One of the simplest things you can do for your health is to get enough sleep, say experts. Unfortunately, many people have difficulty sleeping, making this seem like a simple task, but it can be anything but.
The average adults sleeps about six hours and 55 minutes per night during the week, and 15 percent of adults sleep less than six hours per night.
“Lack of sleep can take a significant toll on your overall health and interfere with some of your daily activities,” said Dr. Michael Thorpy, director of the Sleep-Wake Disorders Center at the Montefiore Medical Center in New York.
Almost everybody has trouble sleeping now and then, but many experience significant problems getting to sleep or continually wake up in the middle of the night.
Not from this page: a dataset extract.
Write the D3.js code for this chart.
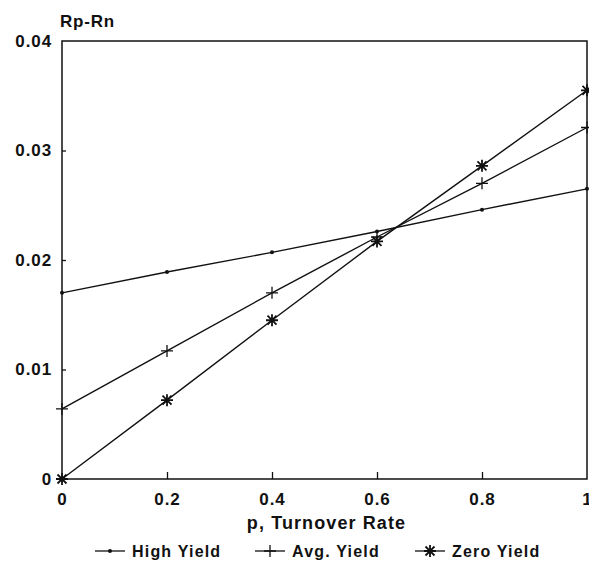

Such problems may be clinical symptoms of insomnia. According to the National Sleep Foundation, if you have trouble falling asleep at night, or staying asleep, or you wake up in the morning feeling unrefreshed, you may be suffering from insomnia.
Insomnia can affect people in different ways. Some sufferers have trouble initially getting to sleep, while others wake up in the middle of the night and have difficulty falling back asleep.
To help you get better sleep, Dr. Thorpy suggests these simple tips:
* Set and stick to a sleep schedule. Establish a regular bedtime and wake time.
* Set aside time at night to “wind down.” Spend some quiet time before bedtime. Such activities as watching TV, using the computer or working right before bedtime, or in the bedroom, can make it harder to fall asleep.
* Avoid caffeine and alcohol before bed.
* Exercise regularly. Just don’t exercise rigorously near bedtime, and check with your doctor before starting an exercise regimen.
* Don’t clock-watch. If you awaken in the middle of the night and stay in bed, don’t lie there staring at the clock. And don’t watch TV or use your laptop or cell phone, because these technologies stimulate the brain, making it tougher to fall back to sleep.
If these tips don’t help, speak with your healthcare professional to help determine whether you are suffering from insomnia and require treatment.